Τρίτη 14 Μαΐου 2013

Alice B. Toklas: The Fateful Meeting with Gertrude Stein and How Their Great Love Began







“She had remarkable eyes, very large and lively, the kind that seem to send off sparks, that sometimes look glowing with an inner fire.”

Alice B. Toklas, born on April 30, 1877, is remembered for two things: being Gertrude Stein’s great love and writing her unusual, revered memoir-disguised-as-cookbook chronicling their life together. On September 8, 1907, her first day as an American expat in Paris, Toklas met Stein. The two fell instantly in love and remained together for the next 39 years, until Stein’s death.

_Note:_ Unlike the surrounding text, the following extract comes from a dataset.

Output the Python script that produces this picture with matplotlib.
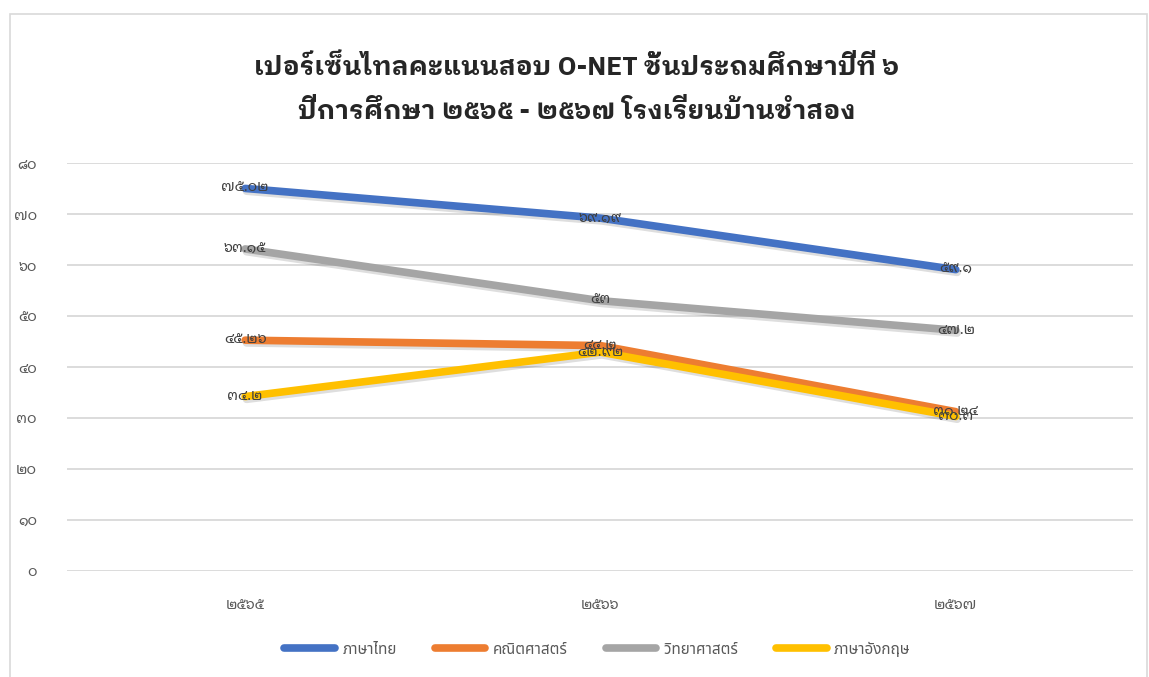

Stein often referred to Toklas as her “wifey” and addressed her as “baby precious.” Writing late into the night, the author liked to leave notes next to the pillow for Alice to find in the morning, signed “Y.D,” short for “Your Darling.” In an ideal, civilized world of human rights and equality, theirs would have been a marriage — and it would have been one of the happiest and most exemplary in literary history.
In her memoir, What Is Remembered (public library), Alice relays the fateful encounter, conveying with admirably few words the immense, intense mesmerism of their relationship:

It was Gertrude Stein who held my complete attention, as she did for all the many years I knew her. I knew her until her death, and all these empty ones since then. She was a golden brown presence, burned by the Tuscan sun and with a golden glint in her warm brown hair. She was dressed in a warm brown corduroy suit. She wore a large round coral brooch and when she talked, very little, or laughed, a good deal, I thought her voice came from this brooch. It was unlike anyone else’s voice — deep, full, velvety, like a great contralto’s, like two voices.